Kingfisher plc has blamed difficult trading conditions for its decision to close 22 B&Q stores.
A further 16 of B&Q’s larger warehouse stores will be converted into a new mini-warehouse format within the wide-ranging store rationalisation programme.
Kingfisher announced the decision after posting a 12.8% drop in group pre-tax profits for the first half of 2005, compared to a year ago. Its profits totalled £250.8m, while sales were £4.07bn.
It said B&Q faced higher energy costs, rising debt burdens and a weak housing market, while the UK repair, maintenance and improvement market declined by 2% in the first half.

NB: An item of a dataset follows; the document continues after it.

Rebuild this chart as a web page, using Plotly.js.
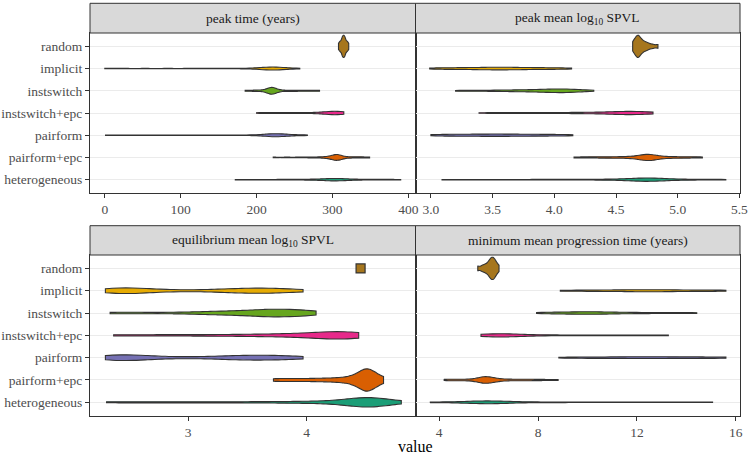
<!DOCTYPE html>
<html>
<head>
<meta charset="utf-8">
<script src="https://cdn.plot.ly/plotly-3.0.1.min.js"></script>
<style>html,body{margin:0;padding:0;background:#fff;}#chart{width:750px;height:454px;}</style>
</head>
<body>
<div id="chart"></div>
<script>
// ---------------- data ----------------
const categories = ['random','implicit','instswitch','instswitch+epc','pairform','pairform+epc','heterogeneous'];
const colors = ['#A6761D','#E6AB02','#66A61E','#E7298A','#7570B3','#D95F02','#1B9E77'];
const panelTitles = ['peak time (years)','peak mean log<sub>10</sub> SPVL','equilibrium mean log<sub>10</sub> SPVL','minimum mean progression time (years)'];

// peak time (years)
const peakTimeRandom = [308,309.5,310.5,311.5,312.5,313,313.5,314,314.5,315,315.5,316,316.5,317,318,319,320,321.5];
const peakTimeImplicit = [0,25,55,85,115,140,160,178,192,203,209,213,216,218,219,220,221,222,223,224,226,228,232,238,248,257];
const peakTimeInstswitch = [185,195,201,208,212,215,217,218,219,220,220,221,222,223,225,228,232,240,248,255,265,274,283];
const peakTimeInstswitchEpc = [200,212,220,226,235,248,262,275,284,290,294,297,300,302,304,306,307,308,310,312,315];
const peakTimePairform = [1,30,60,90,120,145,168,186,200,210,215,218,221,223,224,225,226,227,228,229,231,234,239,250,258,267];
const peakTimePairformEpc = [222,240,255,268,278,286,292,296,299,301,303,304,305,306,307,308,309,311,314,319,326,333,340,349];
const peakTimeHeterogeneous = [172,190,210,228,243,256,266,275,283,288,293,297,300,302,304,306,308,311,315,320,327,336,347,360,375,390];

// peak mean log10 SPVL
const peakSpvlRandom = [4.635,4.645,4.655,4.665,4.67,4.675,4.68,4.685,4.69,4.70,4.71,4.72,4.735,4.75,4.77,4.80,4.84];
const peakSpvlImplicit = [2.99,3.08,3.15,3.22,3.30,3.36,3.42,3.47,3.52,3.56,3.60,3.65,3.70,3.76,3.83,3.90,3.97,4.04,4.14];
const peakSpvlInstswitch = [3.20,3.35,3.48,3.58,3.66,3.73,3.79,3.85,3.90,3.94,3.98,4.01,4.04,4.07,4.10,4.13,4.17,4.22,4.32];
const peakSpvlInstswitchEpc = [3.39,3.55,3.70,3.84,3.97,4.10,4.20,4.30,4.38,4.45,4.50,4.54,4.58,4.61,4.63,4.65,4.67,4.70,4.73,4.80];
const peakSpvlPairform = [3.00,3.07,3.14,3.20,3.27,3.33,3.39,3.45,3.50,3.55,3.60,3.66,3.72,3.78,3.85,3.92,4.00,4.07,4.15];
const peakSpvlPairformEpc = [4.16,4.26,4.35,4.43,4.50,4.57,4.63,4.67,4.70,4.72,4.74,4.75,4.76,4.77,4.78,4.80,4.82,4.85,4.90,4.96,5.03,5.11,5.20];
const peakSpvlHeterogeneous = [3.09,3.30,3.50,3.70,3.88,4.05,4.20,4.33,4.43,4.51,4.58,4.64,4.68,4.71,4.73,4.74,4.75,4.76,4.77,4.79,4.81,4.84,4.88,4.95,5.03,5.12,5.25,5.39];

// equilibrium mean log10 SPVL
const eqSpvlRandom = [4.456];
const eqSpvlImplicit = [2.30,2.36,2.40,2.43,2.46,2.49,2.53,2.58,2.66,2.80,2.98,3.20,3.30,3.38,3.45,3.51,3.57,3.62,3.67,3.72,3.78,3.85,3.97];
const eqSpvlInstswitch = [2.34,2.60,2.90,3.10,3.22,3.32,3.41,3.49,3.56,3.62,3.67,3.71,3.75,3.80,3.85,3.90,3.96,4.02,4.08];
const eqSpvlInstswitchEpc = [2.37,2.65,2.92,3.18,3.40,3.58,3.72,3.84,3.94,4.03,4.10,4.16,4.21,4.25,4.29,4.32,4.35,4.38,4.41,4.44];
const eqSpvlPairform = [2.30,2.35,2.39,2.42,2.45,2.48,2.52,2.57,2.65,2.78,2.96,3.18,3.28,3.36,3.44,3.50,3.56,3.62,3.67,3.73,3.80,3.88,3.97];
const eqSpvlPairformEpc = [3.72,3.82,3.92,4.02,4.11,4.19,4.26,4.32,4.37,4.40,4.43,4.46,4.48,4.49,4.50,4.505,4.51,4.515,4.52,4.53,4.54,4.56,4.59,4.62,4.65];
const eqSpvlHeterogeneous = [2.31,2.55,2.80,3.05,3.30,3.52,3.72,3.88,4.02,4.14,4.23,4.31,4.37,4.42,4.46,4.48,4.49,4.50,4.505,4.51,4.52,4.53,4.55,4.58,4.62,4.68,4.74,4.80];

// minimum mean progression time (years)
const progRandom = [5.56,5.72,5.82,5.9,5.97,6.02,6.06,6.09,6.12,6.15,6.18,6.21,6.24,6.28,6.33,6.42];
const progImplicit = [8.9,9.5,10.0,10.5,11.0,11.4,11.8,12.1,12.4,12.7,13.0,13.3,13.7,14.2,14.8,15.2,15.6];
const progInstswitch = [7.94,8.4,8.8,9.2,9.5,9.8,10.0,10.2,10.5,10.8,11.2,11.7,12.3,13.0,13.7,14.42];
const progInstswitchEpc = [5.69,5.9,6.1,6.25,6.35,6.42,6.48,6.55,6.65,6.8,7.0,7.4,7.9,8.5,9.2,10.0,10.8,11.7,12.5,13.27];
const progPairform = [8.84,9.5,10.1,10.6,11.1,11.6,12.0,12.4,12.8,13.2,13.7,14.2,14.7,15.2,15.6];
const progPairformEpc = [4.2,4.5,4.8,5.1,5.45,5.6,5.7,5.77,5.82,5.86,5.9,5.94,6.0,6.07,6.15,6.27,6.45,6.7,7.0,7.3,7.6,7.95,8.35,8.81];
const progHeterogeneous = [3.64,4.1,4.6,5.1,5.45,5.62,5.74,5.82,5.88,5.92,5.96,6.01,6.07,6.14,6.24,6.38,6.6,6.95,7.4,7.9,8.5,9.2,10.0,10.8,11.7,12.6,13.4,14.2,15.06];

const peakTimeTicks = [0,100,200,300,400];
const peakSpvlTicks = [3.0,3.5,4.0,4.5,5.0,5.5];
const eqSpvlTicks = [3,4];
const progTicks = [4,8,12,16];

// ---------------- helpers ----------------
// the estimated samples are far fewer than the originals, so the R nrd0 bandwidth is narrowed
const bandwidthFactor = 0.65;
const maxViolinWidth = 1.0;
function quantile(sorted, p){ const h=(sorted.length-1)*p, lo=Math.floor(h), hi=Math.ceil(h); return sorted[lo]+(sorted[hi]-sorted[lo])*(h-lo); }
function nrd0(v){
  const n=v.length, m=v.reduce((a,b)=>a+b,0)/n;
  const sd=Math.sqrt(v.reduce((a,b)=>a+(b-m)*(b-m),0)/(n-1));
  const s=v.slice().sort((a,b)=>a-b);
  const iqr=quantile(s,0.75)-quantile(s,0.25);
  let lo=Math.min(sd, iqr/1.34); if(!(lo>0)) lo=sd||1;
  return 0.9*lo*Math.pow(n,-0.2);
}
function maxDensity(v,bw){
  const mn=Math.min(...v), mx=Math.max(...v); let best=0;
  for(let i=0;i<=400;i++){
    const x=mn+(mx-mn)*i/400; let d=0;
    for(const xi of v){ const z=(x-xi)/bw; d+=Math.exp(-0.5*z*z); }
    d/=(v.length*bw*Math.sqrt(2*Math.PI)); if(d>best) best=d;
  }
  return best;
}

const panels = [
  {series:[peakTimeRandom,peakTimeImplicit,peakTimeInstswitch,peakTimeInstswitchEpc,peakTimePairform,peakTimePairformEpc,peakTimeHeterogeneous], ticks:peakTimeTicks, fmt:'', range:[-19.5,409.5]},
  {series:[peakSpvlRandom,peakSpvlImplicit,peakSpvlInstswitch,peakSpvlInstswitchEpc,peakSpvlPairform,peakSpvlPairformEpc,peakSpvlHeterogeneous], ticks:peakSpvlTicks, fmt:'.1f', range:[2.875,5.505]},
  {series:[eqSpvlRandom,eqSpvlImplicit,eqSpvlInstswitch,eqSpvlInstswitchEpc,eqSpvlPairform,eqSpvlPairformEpc,eqSpvlHeterogeneous], ticks:eqSpvlTicks, fmt:'', range:[2.17,4.92]},
  {series:[progRandom,progImplicit,progInstswitch,progInstswitchEpc,progPairform,progPairformEpc,progHeterogeneous], ticks:progTicks, fmt:'', range:[3.04,16.17]}
];

// ---------------- geometry ----------------
const W=750,H=454;
const colsPx=[[90,415.5],[415.5,740]];
const rowsPx=[[33,193],[255,415.7]];
const stripPx=[[3.3,33],[225.7,255]];
const px2x=p=>p/W, py2y=p=>1-p/H;
const FONT='Liberation Serif, Times New Roman, serif';
const TICKCOL='#4D4D4D';

const traces=[]; const layout={
  width:W,height:H,margin:{l:0,r:0,t:0,b:0},paper_bgcolor:'#fff',plot_bgcolor:'#fff',
  showlegend:false,violinmode:'overlay',violingap:0,violingroupgap:0,
  font:{family:FONT,size:13,color:TICKCOL},
  shapes:[],annotations:[]
};

panels.forEach((p,pi)=>{
  const r=Math.floor(pi/2), c=pi%2, k=pi+1;
  const xa='x'+(k===1?'':k), ya='y'+(k===1?'':k);
  const xk='xaxis'+(k===1?'':k), yk='yaxis'+(k===1?'':k);
  // area-scaled widths like ggplot's geom_violin(scale='area')
  const info=p.series.map(v=>{ if(v.length<2) return null; const bw=nrd0(v)*bandwidthFactor; return {bw:bw,md:maxDensity(v,bw)}; });
  const gmax=Math.max(...info.filter(a=>a).map(a=>a.md));
  p.series.forEach((v,ci)=>{
    if(v.length<2){
      traces.push({type:'scatter',mode:'markers',x:v,y:v.map(()=>categories[ci]),xaxis:xa,yaxis:ya,
        marker:{symbol:'square',size:9,color:colors[ci],line:{color:'#333333',width:1.2}},hoverinfo:'skip'});
      return;
    }
    traces.push({type:'violin',orientation:'h',x:v,y:v.map(()=>categories[ci]),xaxis:xa,yaxis:ya,
      bandwidth:info[ci].bw,spanmode:'hard',width:maxViolinWidth*info[ci].md/gmax,scalemode:'width',
      points:false,box:{visible:false},meanline:{visible:false},
      fillcolor:colors[ci],line:{color:'#333333',width:1.1},opacity:1,hoverinfo:'skip',name:categories[ci]});
  });
  layout[xk]={domain:[px2x(colsPx[c][0]),px2x(colsPx[c][1])],anchor:ya,range:p.range,
    tickmode:'array',tickvals:p.ticks,ticktext:p.ticks.map(t=>p.fmt?t.toFixed(1):String(t)),
    ticks:'outside',ticklen:4,tickwidth:1,tickcolor:'#333333',
    showgrid:false,zeroline:false,showline:true,mirror:true,linecolor:'#333333',linewidth:1,
    tickfont:{family:FONT,size:13.5,color:TICKCOL}};
  layout[yk]={domain:[py2y(rowsPx[r][1]),py2y(rowsPx[r][0])],anchor:xa,type:'category',
    categoryorder:'array',categoryarray:categories,range:[6.6,-0.6],
    showgrid:true,gridcolor:'#EBEBEB',gridwidth:1,zeroline:false,showline:true,mirror:true,
    linecolor:'#333333',linewidth:1,
    ticks:c===0?'outside':'',ticklen:4,tickwidth:1,tickcolor:'#333333',showticklabels:c===0,
    tickfont:{family:FONT,size:13.5,color:TICKCOL}};
  // strip
  layout.shapes.push({type:'rect',xref:'paper',yref:'paper',x0:px2x(colsPx[c][0]),x1:px2x(colsPx[c][1]),
    y0:py2y(stripPx[r][1]),y1:py2y(stripPx[r][0]),fillcolor:'#D9D9D9',line:{color:'#333333',width:1},layer:'above'});
  layout.annotations.push({xref:'paper',yref:'paper',x:px2x((colsPx[c][0]+colsPx[c][1])/2),
    y:py2y((stripPx[r][0]+stripPx[r][1])/2),text:panelTitles[pi],showarrow:false,
    xanchor:'center',yanchor:'middle',font:{family:FONT,size:13.5,color:'#1A1A1A'}});
});
layout.annotations.push({xref:'paper',yref:'paper',x:px2x(415),y:py2y(446),text:'value',showarrow:false,
  xanchor:'center',yanchor:'middle',font:{family:FONT,size:16,color:'#000000'}});

Plotly.newPlot('chart',traces,layout,{staticPlot:true,displayModeBar:false});
</script>
</body>
</html>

B&Q’s sales fell 2.6% (7% on a like-for-like basis) to £2.09bn during the period, recording weak sales of kitchens and flooring.
The store closures will be in areas already well served by other B&Q outlets, while longer-term changes will see larger warehouse stores adapted to offer a broader range of products needed for complete home improvement projects.
Kingfisher chief executive Gerry Murphy said: “While these are the toughest markets Kingfisher has faced in many years, particularly in the UK, B&Q and Castorama France are acting to drive sales and improve cost productivity.”
Kingfisher will take a one-off £200m charge in the second half for its store rationalisation programme and other cost reductions.